As I always have kept my blog personal and honest, I'll share some of my years reflections. This was a year of change. A lot of changes in everyday routines, learning self-discipline, the people I connect with, people I've let go, places I've visited, books I've read, music I listen to, and even food I eat.. I had some health issues mid-year that has changed my entire diet to gluten free. It has been quite the adventure considering I LOVE food, and I'm the least picky eater ever. I usually will try anything. I still get embarrassed to ask for the GF menu at restaurants. I really don't want to be that person who has everything served with red flags on it. But in all honesty I've never felt better. I've suffered horrible allergies, stomach problems, and skin rashes my whole life - but in the past few months I've been allergy free, my skin is clear, and my stomach has never felt better. My love for pasta, pizza, chocolate cake, and donuts struggle has been real! Although many restaurants now offer GF pasta and my local bakery does make fresh GF donuts every Saturday morning. Not to mention Dominos delivers a pretty good GF pizza. I'm actually quite impressed. I'm still learning a lot about this allergy and diet, but it's exciting meeting so many fellow GF friends in this process. I still miss my NY pizza, very much.

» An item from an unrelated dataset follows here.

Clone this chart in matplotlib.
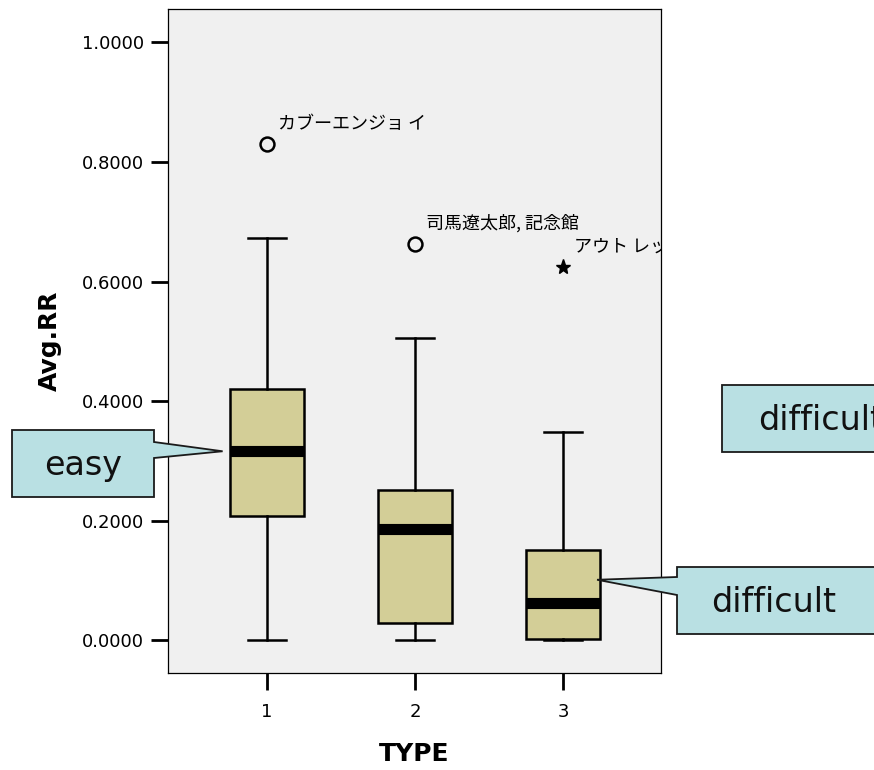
#!/usr/bin/env python3
# -*- coding: utf-8 -*-
"""Avg.RR by TYPE, box plot with labelled outliers and callouts"""

import matplotlib
matplotlib.use("Agg")
import matplotlib.pyplot as plt
from matplotlib.patches import Polygon

# per-TYPE summary (whisker low, Q1, median, Q3, whisker high)
types = [1, 2, 3]
whislo = [0.000, 0.000, 0.000]
q1 = [0.2075, 0.0285, 0.002]
med = [0.316, 0.186, 0.062]
q3 = [0.420, 0.251, 0.151]
whishi = [0.673, 0.505, 0.348]

# outliers (circle) and extremes (star) with case names
outlier_type = [1, 2]
outlier_val = [0.830, 0.663]
outlier_name = ["カブーエンジョ イ", "司馬遼太郎, 記念館"]
extreme_type = [3]
extreme_val = [0.624]
extreme_name = ["アウト レッ"]

yticks = [0.0, 0.2, 0.4, 0.6, 0.8, 1.0]

W, H = 874, 770
BOX_FILL = "#d3ce97"
CALLOUT_FILL = "#b9e0e3"

jp = ["Noto Sans CJK JP", "DejaVu Sans"]

fig = plt.figure(figsize=(W / 100, H / 100), dpi=100)
ax = fig.add_axes([168 / W, 1 - 673 / H, (661 - 168) / W, (673 - 9) / H])
ax.set_facecolor("#f0f0f0")

stats = []
for i, t in enumerate(types):
    fl = [v for ot, v in zip(outlier_type, outlier_val) if ot == t]
    stats.append(dict(whislo=whislo[i], q1=q1[i], med=med[i], q3=q3[i],
                      whishi=whishi[i], fliers=fl))

ax.bxp(stats, positions=types, widths=0.5, capwidths=0.26, patch_artist=True,
       boxprops=dict(facecolor=BOX_FILL, edgecolor="black", linewidth=1.8),
       medianprops=dict(color="black", linewidth=8, solid_capstyle="butt"),
       whiskerprops=dict(color="black", linewidth=1.8),
       capprops=dict(color="black", linewidth=1.8),
       flierprops=dict(marker="o", markersize=10, markerfacecolor="none",
                       markeredgecolor="black", markeredgewidth=1.8))
ax.plot(extreme_type, extreme_val, linestyle="none", marker="*",
        markersize=11, color="black")

for t, v, name in zip(outlier_type + extreme_type, outlier_val + extreme_val,
                      outlier_name + extreme_name):
    ax.annotate(name, (t, v), xytext=(8, 8), textcoords="offset points",
                fontsize=13, family=jp, va="bottom", ha="left",
                annotation_clip=False, clip_on=True)

ax.set_xlim(0.331, 3.662)
ax.set_ylim(-0.055, 1.056)
ax.set_xticks(types)
ax.set_xticklabels([str(t) for t in types], fontsize=13)
ax.set_yticks(yticks)
ax.set_yticklabels([f"{v:.4f}" for v in yticks], fontsize=13)
ax.tick_params(direction="out", length=12.5, width=2, pad=5)
ax.tick_params(axis="x", pad=9)
for s in ax.spines.values():
    s.set_linewidth(0.9)

ax.set_ylabel("Avg.RR", fontsize=18, fontweight="bold", labelpad=14)
ax.set_xlabel("TYPE", fontsize=18, fontweight="bold", labelpad=15)


def px(x, y):
    return (x / W, 1 - y / H)


def callout(text, x0, y0, x1, y1, tip=None, notch=None, side="right",
            tx=None, ha="center", size=24):
    """Rectangular callout in figure pixels, optional wedge to a data point."""
    if tip is None:
        pts = [(x0, y0), (x1, y0), (x1, y1), (x0, y1)]
    else:
        # tip given in data coords -> figure pixels (from top)
        dx, dy = ax.transData.transform(tip)
        tip_px = (dx, H - dy)
        a, b = notch
        if side == "right":
            pts = [(x0, y0), (x1, y0), (x1, a), tip_px, (x1, b), (x1, y1), (x0, y1)]
        else:
            pts = [(x0, y0), (x1, y0), (x1, y1), (x0, y1), (x0, b), tip_px, (x0, a)]
    poly = Polygon([px(*p) for p in pts], closed=True, transform=fig.transFigure,
                   facecolor=CALLOUT_FILL, edgecolor="#1a1a1a", linewidth=1.3)
    fig.add_artist(poly)
    cx = tx if tx is not None else (x0 + x1) / 2
    fig.text(*px(cx, (y0 + y1) / 2 + 2), text, fontsize=size, ha=ha, va="center",
             color="#111111")


callout("easy", 12, 430, 154, 497, tip=(0.70, med[0]), notch=(442, 458),
        side="right", tx=83)
callout("difficult", 677, 567, 880, 634, tip=(3.23, 0.101), notch=(577, 595),
        side="left", tx=774)
callout("difficult", 722, 385, 900, 452, tx=758, ha="left")

fig.savefig("out.png", dpi=100, facecolor="white")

In other changes, this was the first year I've officially been self-employed. I still can't believe I did it! So many times this year I've thought about getting back in to marketing or finding a part time job. But every day I tell myself, I got this. I've been practicing a lot of self-discipline, waking up earlier, saying no to friends nights out, and weekend getaways. Although I do my best to still travel some where new once a month. I don't have a set schedule in place hourly like in all previous jobs I've had, but I do plan out my month and week accordingly and work to meet my deadlines, budgets, and goals set in place. The hardest struggle daily is really just conquering the fears of self employment. What I've taken away from this year is there is nothing more important then ending my day with a grateful heart, feeling blessed to be able to do what I love every day, thanking god for all that he does for me, letting him take care of all my worries and fears, and then waking up in gratitude knowing he will guide me on the new days journey.

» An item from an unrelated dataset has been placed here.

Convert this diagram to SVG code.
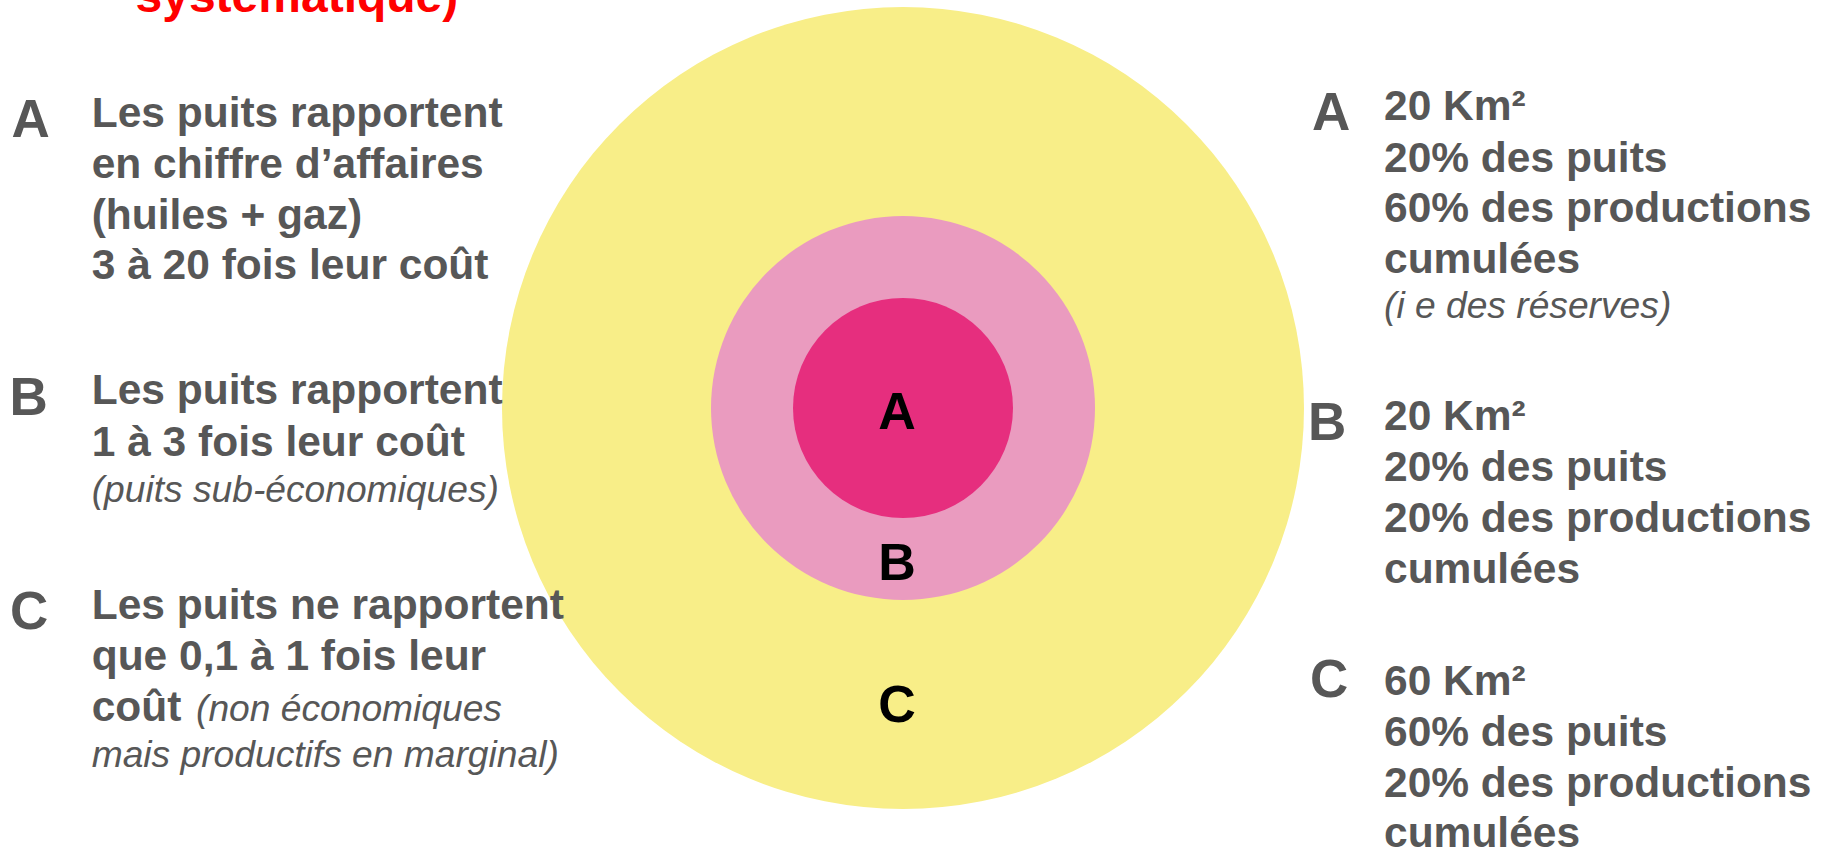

Which leads me in to another significant shift in my year which has been my journey of enlightenment in faith. I would say I've always been spiritual but over the past few months I've been questioning and relearning the essentials of faith. I was born and raised roman catholic, went to church every Sunday, went through Sunday School and confirmation. It wasn't until when I went away to college I started not believing in my faith as much and stepped away from the catholic church. So here I am, 32 years old and I'm just now beginning to believe all over again. I'm still uncertain where I'm headed on my life's path, but I've been enjoying reconnecting myself with someone who understands this journey and I can now talk to on it. I don't feel so alone. In this process I've learned that when you're not communicating to God you're pretty much telling him that you don't need him, that you can do things on your own, and that you are capable of going through your life under your own power. I had been doing my own way for quite some time. Probably explains why my twenties was full of such detours, always feeling lost and misguided. If anything I am now certain of this. “Draw near to God and he will draw near to you.” We are not made to do it alone.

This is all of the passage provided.